A one-dimensional sequence $u_0, u_1, u_2, \ldots \in [0, 1)$ is said to be completely uniformly distributed (CUD) if overlapping $s$-blocks $(u_i, u_{i+1}, \ldots , u_{i+s-1})$, $i = 0, 1, 2, \ldots$, are uniformly distributed for every dimension $s \geq 1$. This concept naturally arises in Markov chain quasi-Monte Carlo (QMC). However, the definition of CUD sequences is not constructive, and thus there remains the problem of how to implement the Markov chain QMC algorithm in practice. Harase (2021) focused on the $t$-value, which is a measure of uniformity widely used in the study of QMC, and implemented short-period Tausworthe generators (i.e., linear feedback shift register generators) over the two-element field $\mathbb{F}_2$ that approximate CUD sequences by running for the entire period. In this paper, we generalize a search algorithm over $\mathbb{F}_2$ to that over arbitrary finite fields $\mathbb{F}_b$ with $b$ elements and conduct a search for Tausworthe generators over $\mathbb{F}_b$ with $t$-values zero (i.e., optimal) for dimension $s = 3$ and small for $s \geq 4$, especially in the case where $b = 3, 4$, and $5$. We provide a parameter table of Tausworthe generators over $\mathbb{F}_4$, and report a comparison between our new generators over $\mathbb{F}_4$ and existing generators over $\mathbb{F}_2$ in numerical examples using Markov chain QMC.
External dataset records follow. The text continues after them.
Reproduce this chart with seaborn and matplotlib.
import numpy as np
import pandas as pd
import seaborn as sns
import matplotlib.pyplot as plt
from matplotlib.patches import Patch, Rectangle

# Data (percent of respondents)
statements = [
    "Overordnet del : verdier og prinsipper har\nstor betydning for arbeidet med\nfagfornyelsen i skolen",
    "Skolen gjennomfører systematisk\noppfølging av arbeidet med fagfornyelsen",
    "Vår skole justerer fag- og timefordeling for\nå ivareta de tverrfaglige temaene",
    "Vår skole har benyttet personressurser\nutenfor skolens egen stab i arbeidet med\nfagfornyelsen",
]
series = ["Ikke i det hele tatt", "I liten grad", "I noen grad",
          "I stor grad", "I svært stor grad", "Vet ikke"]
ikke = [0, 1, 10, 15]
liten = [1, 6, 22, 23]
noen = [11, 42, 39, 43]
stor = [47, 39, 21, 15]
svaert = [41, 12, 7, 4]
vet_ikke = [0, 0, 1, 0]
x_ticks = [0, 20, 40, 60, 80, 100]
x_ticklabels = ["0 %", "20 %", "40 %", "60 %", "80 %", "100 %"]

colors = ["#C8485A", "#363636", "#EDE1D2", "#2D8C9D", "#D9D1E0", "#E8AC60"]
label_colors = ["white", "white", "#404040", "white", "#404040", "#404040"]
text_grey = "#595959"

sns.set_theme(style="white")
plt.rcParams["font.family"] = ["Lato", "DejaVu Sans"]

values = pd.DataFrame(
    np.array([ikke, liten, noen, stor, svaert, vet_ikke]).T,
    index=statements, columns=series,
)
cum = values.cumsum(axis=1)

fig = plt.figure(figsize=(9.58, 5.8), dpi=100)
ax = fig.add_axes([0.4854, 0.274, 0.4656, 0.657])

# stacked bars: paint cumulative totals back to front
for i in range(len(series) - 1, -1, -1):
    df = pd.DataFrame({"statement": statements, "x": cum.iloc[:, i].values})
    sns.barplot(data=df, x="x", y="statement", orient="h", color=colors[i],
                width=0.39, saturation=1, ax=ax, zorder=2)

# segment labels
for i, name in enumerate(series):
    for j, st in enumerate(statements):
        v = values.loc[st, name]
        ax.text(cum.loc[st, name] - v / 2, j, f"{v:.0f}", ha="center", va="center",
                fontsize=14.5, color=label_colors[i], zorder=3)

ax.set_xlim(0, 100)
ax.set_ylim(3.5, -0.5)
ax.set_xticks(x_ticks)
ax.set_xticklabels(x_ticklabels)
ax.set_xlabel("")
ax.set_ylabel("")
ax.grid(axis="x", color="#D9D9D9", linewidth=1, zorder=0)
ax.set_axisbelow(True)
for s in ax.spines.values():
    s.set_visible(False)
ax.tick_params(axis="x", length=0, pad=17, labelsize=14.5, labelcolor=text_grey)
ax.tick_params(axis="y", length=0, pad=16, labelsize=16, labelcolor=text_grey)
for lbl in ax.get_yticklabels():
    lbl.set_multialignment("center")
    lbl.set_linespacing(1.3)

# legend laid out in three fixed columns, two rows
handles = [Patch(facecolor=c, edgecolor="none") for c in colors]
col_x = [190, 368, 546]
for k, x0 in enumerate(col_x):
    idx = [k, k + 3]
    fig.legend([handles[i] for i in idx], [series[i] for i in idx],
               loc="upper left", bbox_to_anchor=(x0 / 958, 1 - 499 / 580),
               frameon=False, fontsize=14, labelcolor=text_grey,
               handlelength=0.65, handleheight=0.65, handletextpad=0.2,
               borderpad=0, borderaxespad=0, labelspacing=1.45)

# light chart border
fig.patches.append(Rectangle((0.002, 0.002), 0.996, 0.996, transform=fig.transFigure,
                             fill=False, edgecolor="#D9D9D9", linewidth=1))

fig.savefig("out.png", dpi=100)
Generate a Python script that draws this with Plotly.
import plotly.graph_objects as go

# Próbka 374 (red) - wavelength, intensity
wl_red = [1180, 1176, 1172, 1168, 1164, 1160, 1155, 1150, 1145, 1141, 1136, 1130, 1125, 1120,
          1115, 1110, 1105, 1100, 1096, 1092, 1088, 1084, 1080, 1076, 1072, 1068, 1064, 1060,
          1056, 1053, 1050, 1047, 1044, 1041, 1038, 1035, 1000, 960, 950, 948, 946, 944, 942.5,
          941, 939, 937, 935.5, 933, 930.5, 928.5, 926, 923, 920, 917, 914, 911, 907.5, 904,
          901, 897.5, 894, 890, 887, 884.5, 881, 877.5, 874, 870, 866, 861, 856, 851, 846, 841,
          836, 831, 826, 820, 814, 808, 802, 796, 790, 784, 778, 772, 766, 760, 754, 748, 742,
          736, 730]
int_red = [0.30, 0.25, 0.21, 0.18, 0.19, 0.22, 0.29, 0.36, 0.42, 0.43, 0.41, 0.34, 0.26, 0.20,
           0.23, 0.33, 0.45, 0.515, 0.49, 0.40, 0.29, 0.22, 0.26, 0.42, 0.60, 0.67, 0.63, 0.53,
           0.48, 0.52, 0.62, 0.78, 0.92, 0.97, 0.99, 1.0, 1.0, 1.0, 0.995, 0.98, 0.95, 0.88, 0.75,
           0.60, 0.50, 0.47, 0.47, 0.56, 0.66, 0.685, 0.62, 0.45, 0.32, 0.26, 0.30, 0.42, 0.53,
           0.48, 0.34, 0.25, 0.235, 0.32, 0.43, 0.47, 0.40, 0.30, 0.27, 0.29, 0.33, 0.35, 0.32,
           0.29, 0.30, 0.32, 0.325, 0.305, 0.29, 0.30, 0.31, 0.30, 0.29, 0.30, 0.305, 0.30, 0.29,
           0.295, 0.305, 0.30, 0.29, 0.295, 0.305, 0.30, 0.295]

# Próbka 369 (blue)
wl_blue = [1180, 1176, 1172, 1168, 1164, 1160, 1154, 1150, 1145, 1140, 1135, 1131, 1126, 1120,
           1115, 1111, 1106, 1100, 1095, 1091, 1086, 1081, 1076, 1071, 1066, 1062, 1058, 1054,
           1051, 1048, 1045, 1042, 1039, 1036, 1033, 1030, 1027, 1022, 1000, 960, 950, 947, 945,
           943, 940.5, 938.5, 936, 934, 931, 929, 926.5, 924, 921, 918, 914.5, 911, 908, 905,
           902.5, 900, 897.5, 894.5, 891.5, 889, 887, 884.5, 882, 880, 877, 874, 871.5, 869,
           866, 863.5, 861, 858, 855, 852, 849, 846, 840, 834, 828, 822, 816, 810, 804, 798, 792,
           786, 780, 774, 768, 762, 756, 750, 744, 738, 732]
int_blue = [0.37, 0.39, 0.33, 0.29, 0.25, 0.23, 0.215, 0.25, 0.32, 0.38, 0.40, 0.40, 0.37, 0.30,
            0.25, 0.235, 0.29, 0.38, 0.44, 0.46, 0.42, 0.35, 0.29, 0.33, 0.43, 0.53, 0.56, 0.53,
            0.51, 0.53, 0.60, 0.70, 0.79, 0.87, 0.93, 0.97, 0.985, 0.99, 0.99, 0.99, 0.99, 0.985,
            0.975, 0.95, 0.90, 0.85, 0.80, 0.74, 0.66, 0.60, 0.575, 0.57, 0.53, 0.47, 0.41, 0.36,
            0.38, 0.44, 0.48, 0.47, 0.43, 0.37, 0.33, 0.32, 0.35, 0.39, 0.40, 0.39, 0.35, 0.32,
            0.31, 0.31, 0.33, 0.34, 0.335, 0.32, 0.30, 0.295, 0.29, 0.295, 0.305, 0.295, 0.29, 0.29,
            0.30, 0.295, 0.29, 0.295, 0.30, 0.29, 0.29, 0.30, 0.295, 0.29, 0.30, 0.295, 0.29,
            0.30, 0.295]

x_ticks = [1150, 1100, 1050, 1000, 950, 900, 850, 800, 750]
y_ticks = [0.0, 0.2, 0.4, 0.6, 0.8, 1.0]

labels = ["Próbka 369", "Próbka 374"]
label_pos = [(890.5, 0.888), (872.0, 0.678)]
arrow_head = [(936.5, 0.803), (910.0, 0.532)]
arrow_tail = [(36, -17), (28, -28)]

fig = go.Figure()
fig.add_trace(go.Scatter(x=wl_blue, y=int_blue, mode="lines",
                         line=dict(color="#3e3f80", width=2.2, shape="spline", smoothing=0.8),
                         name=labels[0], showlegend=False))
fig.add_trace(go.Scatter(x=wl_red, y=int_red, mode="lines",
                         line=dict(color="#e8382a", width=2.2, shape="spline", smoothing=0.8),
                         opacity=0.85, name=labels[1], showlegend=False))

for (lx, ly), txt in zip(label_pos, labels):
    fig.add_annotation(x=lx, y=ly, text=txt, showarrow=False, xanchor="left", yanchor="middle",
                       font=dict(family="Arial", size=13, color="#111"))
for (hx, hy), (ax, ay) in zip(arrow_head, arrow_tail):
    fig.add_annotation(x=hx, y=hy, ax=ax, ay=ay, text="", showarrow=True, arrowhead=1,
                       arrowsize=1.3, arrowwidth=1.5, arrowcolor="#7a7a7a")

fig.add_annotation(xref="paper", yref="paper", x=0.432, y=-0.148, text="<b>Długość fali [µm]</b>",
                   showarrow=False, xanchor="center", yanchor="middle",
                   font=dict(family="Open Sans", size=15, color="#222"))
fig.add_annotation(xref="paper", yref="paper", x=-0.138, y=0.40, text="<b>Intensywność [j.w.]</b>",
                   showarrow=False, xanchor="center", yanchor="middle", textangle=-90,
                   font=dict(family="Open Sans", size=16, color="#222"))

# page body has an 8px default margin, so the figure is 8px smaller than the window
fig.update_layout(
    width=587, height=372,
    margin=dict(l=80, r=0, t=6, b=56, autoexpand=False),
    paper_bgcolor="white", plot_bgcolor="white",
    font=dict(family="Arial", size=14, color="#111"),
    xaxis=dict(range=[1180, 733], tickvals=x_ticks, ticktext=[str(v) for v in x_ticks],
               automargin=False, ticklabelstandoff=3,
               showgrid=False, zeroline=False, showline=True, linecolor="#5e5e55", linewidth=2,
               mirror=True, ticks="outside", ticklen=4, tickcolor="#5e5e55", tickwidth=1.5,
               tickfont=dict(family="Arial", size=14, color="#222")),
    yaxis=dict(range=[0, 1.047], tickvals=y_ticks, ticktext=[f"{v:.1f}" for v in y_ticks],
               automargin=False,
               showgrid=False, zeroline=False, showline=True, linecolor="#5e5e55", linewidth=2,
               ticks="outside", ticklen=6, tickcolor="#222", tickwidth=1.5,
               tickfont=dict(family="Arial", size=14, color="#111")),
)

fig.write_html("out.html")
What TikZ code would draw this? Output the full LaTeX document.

翻译：一维序列$u_0, u_1, u_2, \ldots \in [0, 1)$被称为完全均匀分布（CUD），如果对于任意维度$s \geq 1$，其重叠$s$块$(u_i, u_{i+1}, \ldots , u_{i+s-1})$（$i = 0, 1, 2, \ldots$）均匀分布。该概念自然出现在马氏链拟蒙特卡洛（QMC）方法中。然而CUD序列的定义不具有构造性，因此实际如何实现马氏链QMC算法仍存在问题。Harase（2021）聚焦于QMC研究中广泛使用的均匀性度量指标$t$值，通过运行完整周期实现了近似CUD序列的二元域$\mathbb{F}_2$上短周期Tausworthe生成器（即线性反馈移位寄存器生成器）。本文将$\mathbb{F}_2$上的搜索算法推广至任意$b$元有限域$\mathbb{F}_b$，并对$\mathbb{F}_b$上Tausworthe生成器进行搜索，要求其在维度$s = 3$时$t$值为零（即最优），在$s \geq 4$时$t$值较小，特别针对$b = 3, 4, 5$的情形。我们给出了$\mathbb{F}_4$上Tausworthe生成器的参数表，并通过马氏链QMC数值算例报告了$\mathbb{F}_4$上新型生成器与现有$\mathbb{F}_2$上生成器的性能比较。